This website covers knowledge management, personal effectiveness, theory of constraints, amongst other topics. Opinions expressed here are strictly those of the owner, Jack Vinson, and those of the commenters.

From Chaos to Successful Distributed Agile Teams: Collaborate to Deliver

My friend, Johanna Rothman, gave me a copy of her new book (with Mark Kilby), From Chaos to Successful Distributed Agile Teams, as we share a lot of ideas on how people work together. As advertised, it is a fairly quick read, loaded with guidance and recommendations for teams that aren’t co-located apply the Agile Software Development principles.

Admission on my part: While I have read a number of books, articles and blogs that talk about Agile Software Development, I am not a regular practitioner of these methods in the context of software development. This book is a great guide, and it opened my eyes to how the agile mindset comes to life in organization. Of course, the underlying principles behind agile are all about creating flow-to-value, and FLOW is something I reference nearly every day. Most of the work I do of late is in helping teams and organizations drive value to the customers - to create value for their own organizations.
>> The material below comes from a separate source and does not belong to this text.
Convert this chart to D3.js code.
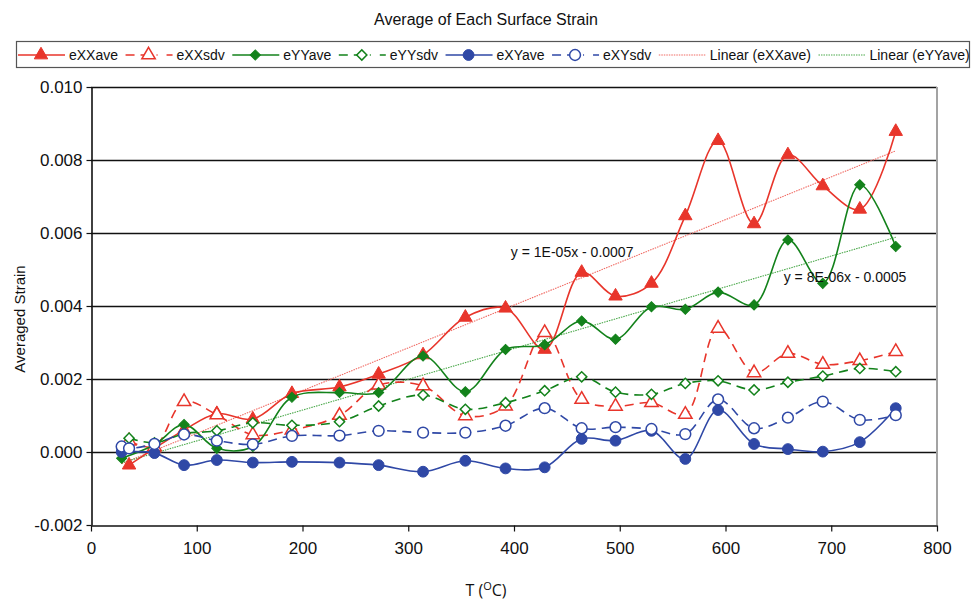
<!DOCTYPE html>
<html>
<head>
<meta charset="utf-8">
<script src="https://cdn.jsdelivr.net/npm/d3@7"></script>
<style>
  html, body { margin: 0; padding: 0; background: #fff; }
  svg { display: block; font-family: "Liberation Sans", Arial, sans-serif; }
</style>
</head>
<body>
<svg id="chart" width="972" height="601"></svg>
<script>
// Temperature of each measurement (°C)
const temps = [29, 36, 60, 88, 119, 153, 190, 235, 272, 314, 354, 392, 429, 464, 496, 530, 562, 593, 627, 659, 692, 727, 761];

// Surface strain averages and standard deviations (null = no reading at that temperature)
const eXXave = [null, -0.00036, 0.0001, 0.0006, 0.00105, 0.0009, 0.0016, 0.00178, 0.00213, 0.00266, 0.00369, 0.00394, 0.00281, 0.00492, 0.00427, 0.00462, 0.00647, 0.00853, 0.00625, 0.00814, 0.00729, 0.00665, 0.00878];
const eXXsdv = [null, 0.0003, 0.00015, 0.00138, 0.00102, 0.00047, 0.0006, 0.001, 0.00183, 0.00181, 0.00099, 0.00126, 0.00327, 0.00144, 0.00125, 0.00135, 0.00103, 0.00339, 0.00217, 0.0027, 0.0024, 0.0025, 0.00275];
const eYYave = [-0.00017, null, 0.0002, 0.00075, 0.0001, 0.00015, 0.0015, 0.00163, 0.00163, 0.00263, 0.00165, 0.00281, 0.00294, 0.00359, 0.00309, 0.00398, 0.00391, 0.00438, 0.00403, 0.00581, 0.00462, 0.00732, 0.00563];
const eYYsdv = [null, 0.00038, 0.00025, 0.0005, 0.00058, 0.0008, 0.00073, 0.00083, 0.00126, 0.00156, 0.00117, 0.00135, 0.00168, 0.00206, 0.00164, 0.00158, 0.00188, 0.00195, 0.0017, 0.00191, 0.00208, 0.00229, 0.0022];
const eXYave = [0.0, null, -0.00003, -0.00036, -0.00022, -0.00029, -0.00027, -0.00029, -0.00036, -0.00054, -0.00024, -0.00045, -0.00042, 0.00036, 0.00031, 0.00058, -0.00019, 0.00115, 0.00022, 0.00008, 0.00001, 0.00027, 0.0012];
const eXYsdv = [0.00015, 0.0001, 0.00022, 0.00048, 0.00031, 0.00021, 0.00044, 0.00045, 0.00058, 0.00053, 0.00053, 0.00072, 0.0012, 0.00065, 0.00068, 0.00063, 0.00049, 0.00144, 0.00065, 0.00094, 0.00138, 0.00088, 0.00101];

// Linear trend fits: [slope, intercept]
const trendXX = [1.171e-5, -0.00066];
const trendYY = [8.44e-6, -0.00054];

// Axis ticks
const xTicks = [0, 100, 200, 300, 400, 500, 600, 700, 800];
const yTicks = [-0.002, 0.000, 0.002, 0.004, 0.006, 0.008, 0.010];

const RED = "#e8352b", GREEN = "#13821b", BLUE = "#2f48a6";

const series = [
  { name: "eXXave", values: eXXave, color: RED,   dash: null,  marker: "triangle", filled: true },
  { name: "eXXsdv", values: eXXsdv, color: RED,   dash: "9,6", marker: "triangle", filled: false },
  { name: "eYYave", values: eYYave, color: GREEN, dash: null,  marker: "diamond",  filled: true },
  { name: "eYYsdv", values: eYYsdv, color: GREEN, dash: "9,6", marker: "diamond",  filled: false },
  { name: "eXYave", values: eXYave, color: BLUE,  dash: null,  marker: "circle",   filled: true },
  { name: "eXYsdv", values: eXYsdv, color: BLUE,  dash: "9,6", marker: "circle",   filled: false }
];
const trends = [
  { name: "Linear (eXXave)", coef: trendXX, color: "#f06a63" },
  { name: "Linear (eYYave)", coef: trendYY, color: "#4aa84a" }
];

const svg = d3.select("#chart");
const plot = { left: 91, right: 937, top: 87, bottom: 525 };

const x = d3.scaleLinear().domain([0, 800]).range([plot.left, plot.right]);
const y = d3.scaleLinear().domain([-0.002, 0.010]).range([plot.bottom, plot.top]);

// Title
svg.append("text")
  .attr("x", 486).attr("y", 25)
  .attr("text-anchor", "middle")
  .style("font-size", "16px").style("fill", "#111")
  .text("Average of Each Surface Strain");

// Horizontal gridlines
svg.append("g")
  .selectAll("line")
  .data(yTicks.filter(d => d > -0.002))
  .join("line")
  .attr("x1", plot.left).attr("x2", plot.right)
  .attr("y1", d => Math.round(y(d)) + 0.5).attr("y2", d => Math.round(y(d)) + 0.5)
  .attr("stroke", "#111").attr("stroke-width", 1.3);

// Right border of the plot area
svg.append("line")
  .attr("x1", plot.right).attr("x2", plot.right)
  .attr("y1", plot.top).attr("y2", plot.bottom)
  .attr("stroke", "#a3a3a3").attr("stroke-width", 2);

// Axes
const yFmt = d3.format(".3f");
const xAxis = svg.append("g")
  .attr("transform", `translate(0,${plot.bottom + 0.5})`)
  .call(d3.axisBottom(x).tickValues(xTicks).tickFormat(d3.format("d"))
    .tickSize(6).tickSizeOuter(0).tickPadding(10));
const yAxis = svg.append("g")
  .attr("transform", `translate(${plot.left + 0.5},0)`)
  .call(d3.axisLeft(y).tickValues(yTicks).tickFormat(d => yFmt(d).replace("\u2212", "-"))
    .tickSize(5).tickSizeOuter(0).tickPadding(4));

[xAxis, yAxis].forEach(g => {
  g.select(".domain").attr("stroke", "#111").attr("stroke-width", 1.6);
  g.selectAll(".tick line").attr("stroke", "#111").attr("stroke-width", 1.2);
  g.selectAll(".tick text")
    .style("font-family", "'Liberation Sans', Arial, sans-serif")
    .style("font-size", "17px").style("fill", "#111");
});

// Axis titles
svg.append("text")
  .attr("transform", "translate(25,319) rotate(-90)")
  .attr("text-anchor", "middle")
  .style("font-size", "15px").style("fill", "#111")
  .text("Averaged Strain");

const xTitle = svg.append("text")
  .attr("x", 486).attr("y", 596)
  .attr("text-anchor", "middle")
  .style("font-family", "'Open Sans', sans-serif")
  .style("font-size", "16px").style("fill", "#111");
xTitle.append("tspan").text("T (");
xTitle.append("tspan").attr("dy", -6).style("font-size", "11px").text("O");
xTitle.append("tspan").attr("dy", 6).text("C)");

// Marker shapes
function markerPath(kind) {
  if (kind === "triangle") return d3.symbol(d3.symbolTriangle, 78)();
  if (kind === "diamond") return d3.symbol(d3.symbolSquare, 52)();
  return d3.symbol(d3.symbolCircle, 92)();
}
function markerRotate(kind) { return kind === "diamond" ? 45 : 0; }

// Trend lines (dotted)
const trendG = svg.append("g");
const tMin = d3.min(temps), tMax = d3.max(temps);
trends.forEach(t => {
  trendG.append("path")
    .datum([tMin, tMax])
    .attr("d", d3.line().x(d => x(d)).y(d => y(t.coef[0] * d + t.coef[1])))
    .attr("fill", "none")
    .attr("stroke", t.color)
    .attr("stroke-width", 1.1)
    .attr("stroke-dasharray", "1.5,1");
});

// Data series: smoothed lines with markers
const line = d3.line()
  .defined(d => d.v !== null)
  .x(d => x(d.t)).y(d => y(d.v))
  .curve(d3.curveCatmullRom.alpha(0.5));

series.forEach(s => {
  const pts = temps.map((t, i) => ({ t, v: s.values[i] }));
  const valid = pts.filter(d => d.v !== null);
  const g = svg.append("g");
  g.append("path")
    .datum(valid)
    .attr("d", line)
    .attr("fill", "none")
    .attr("stroke", s.color)
    .attr("stroke-width", 1.6)
    .attr("stroke-dasharray", s.dash);
  g.selectAll("path.mk")
    .data(valid)
    .join("path")
    .attr("class", "mk")
    .attr("d", markerPath(s.marker))
    .attr("transform", d => `translate(${x(d.t)},${y(d.v)}) rotate(${markerRotate(s.marker)})`)
    .attr("fill", s.filled ? s.color : "#fff")
    .attr("stroke", s.color)
    .attr("stroke-width", s.filled ? 1 : 1.5);
});

// Trend equations
function eqText(c) {
  const [m, e] = c[0].toExponential(0).split("e");
  const exp = (e[0] === "-" ? "-" : "+") + String(Math.abs(+e)).padStart(2, "0");
  const b = c[1];
  return `y = ${m}E${exp}x ${b < 0 ? "-" : "+"} ${Math.abs(b).toFixed(4)}`;
}
svg.append("text")
  .attr("x", x(455)).attr("y", y(0.00548) + 5)
  .attr("text-anchor", "middle")
  .style("font-size", "14px").style("fill", "#111")
  .text(eqText(trendXX));
svg.append("text")
  .attr("x", x(713)).attr("y", y(0.0048) + 5)
  .attr("text-anchor", "middle")
  .style("font-size", "14px").style("fill", "#111")
  .text(eqText(trendYY));

// Legend
const legend = svg.append("g");
legend.append("rect")
  .attr("x", 16.5).attr("y", 41.5).attr("width", 953).attr("height", 26)
  .attr("fill", "#fff").attr("stroke", "#555").attr("stroke-width", 1.2);
const legendItems = series.map(s => ({ ...s, trend: false }))
  .concat(trends.map(t => ({ name: t.name, color: t.color, trend: true })));
let lx = 18;
const ly = 55;
legendItems.forEach(it => {
  const g = legend.append("g");
  if (it.trend) {
    g.append("line")
      .attr("x1", lx).attr("x2", lx + 47).attr("y1", ly).attr("y2", ly)
      .attr("stroke", it.color).attr("stroke-width", 1.1).attr("stroke-dasharray", "1.5,1");
  } else {
    g.append("line")
      .attr("x1", lx).attr("x2", lx + 47).attr("y1", ly).attr("y2", ly)
      .attr("stroke", it.color).attr("stroke-width", 1.6)
      .attr("stroke-dasharray", it.dash ? "9,6,9,7,1" : null);
    g.append("path")
      .attr("d", markerPath(it.marker))
      .attr("transform", `translate(${lx + 23},${ly}) rotate(${markerRotate(it.marker)})`)
      .attr("fill", it.filled ? it.color : "#fff")
      .attr("stroke", it.color)
      .attr("stroke-width", it.filled ? 1 : 1.5);
  }
  const txt = g.append("text")
    .attr("x", lx + 51).attr("y", ly + 5)
    .style("font-size", "14px").style("fill", "#111")
    .text(it.name);
  lx += 51 + txt.node().getComputedTextLength() + 7.5;
});
</script>
</body>
</html>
I am always looking for ideas and concepts the will improve this service. And it comes out loud and clear in the book. The design of an agile team has to be to support flow.

I liked how the authors kept coming back to the Agile principles as they discussed various aspects of team dynamics when teams are not sitting in the same physical space together. No matter how the team is constructed, they need to have these elements (only the first one is REALLY associated with being in different locations) - these are the authors’ interpretations of the Values and 12 Principles in the Manifesto for Agile Software Development:

  • Acceptable hours of overlap

  • Transparency at all levels

  • Culture of continuous improvement

  • Pervasive communication

  • Assume good intention

  • Create a project rhythm

  • Culture of resilience

  • Default to collaborative work

The authors apply these principles to the team (the bulk of the book), but also the organizational culture, the hiring process, and the managers and leaders who will guide the teams. It’s the principles over the specific practices.

One of the biggest elements of the book and the recommendations is that for a team to be able to successfully collaborate, they must share working hours. The clear statement in the book is that if the team members overlap by less than four hours, they cannot operate as a collaborative agile team. They will more likely operate as a collection of individuals, all working on their own thing.

And this leads to one of the “ah-hah” moments of the book for me. This kind of team is very different from a typical business or project team. And yet, there are so many of the comments and ideas in the book that apply to any group of people who are working together toward a common goal - transparency, collaboration, continuous improvement, (appropriate) habits, etc etc. These are needed everywhere.

Some additional highlights as I read:

  • Experimentation and double-loop learning are key elements. I bet a lot of people think there is a “fixed” way of doing their work, so experimentation doesn’t apply. But experiments can be used in many ways - the work, the process, the deliverables, the WAY of these things along with the what and the how. In fact, I may be one who is hesitant to experiment. I have what I have. I “know” how to do things. It works okay... [uncomfortable silence]

  • “If you are starting or restarting a non-collocated team, the cheapest thing you can do is to bring the team together for a week or two.” They discuss the blockers that organizations put up to do this, but getting people to understand and share a common context around their project/product is so critical. And having face time creates opportunities for understanding and resolving questions that can take months to resolve - and yet spending the money for a week or two is “too expensive.”

  • “Simplicity—the art of maximizing the amount of work not done—is essential.”

  • I really like the principle of “assume good intention.” When people act in a way that doesn’t make sense, the response isn’t that they are “bad” (or “dumb”) it is that there is something we don’t see on the surface. “What needs to be true for that result to appear?”

  • Collaboration and communication: “The more delay before people ask questions, the more questions they have, and the more the delay cost looks like a hockey stick.”

  • Collaboration: “We like to think about team collaboration this way: Do the people treat each other in a way that enhances the team’s collaboration? Does every person on the team participate in team-based experiments? Does everyone on the team have equal opportunity to contribute to team conversations?”

  • We all love the quote that “email is where knowledge goes to die.” It is also where collaboration and communication go to die. Long email chains are indication of some unresolved conflict - that would be much better served in a synchronous conversation. (And that can happen only when the team members share working time.)

  • “The more information the team shares with each other on a regular basis, the more likely the team will work together as a team.”

  • “It’s very easy to assign blame to people at distance. Instead, practice empathy.”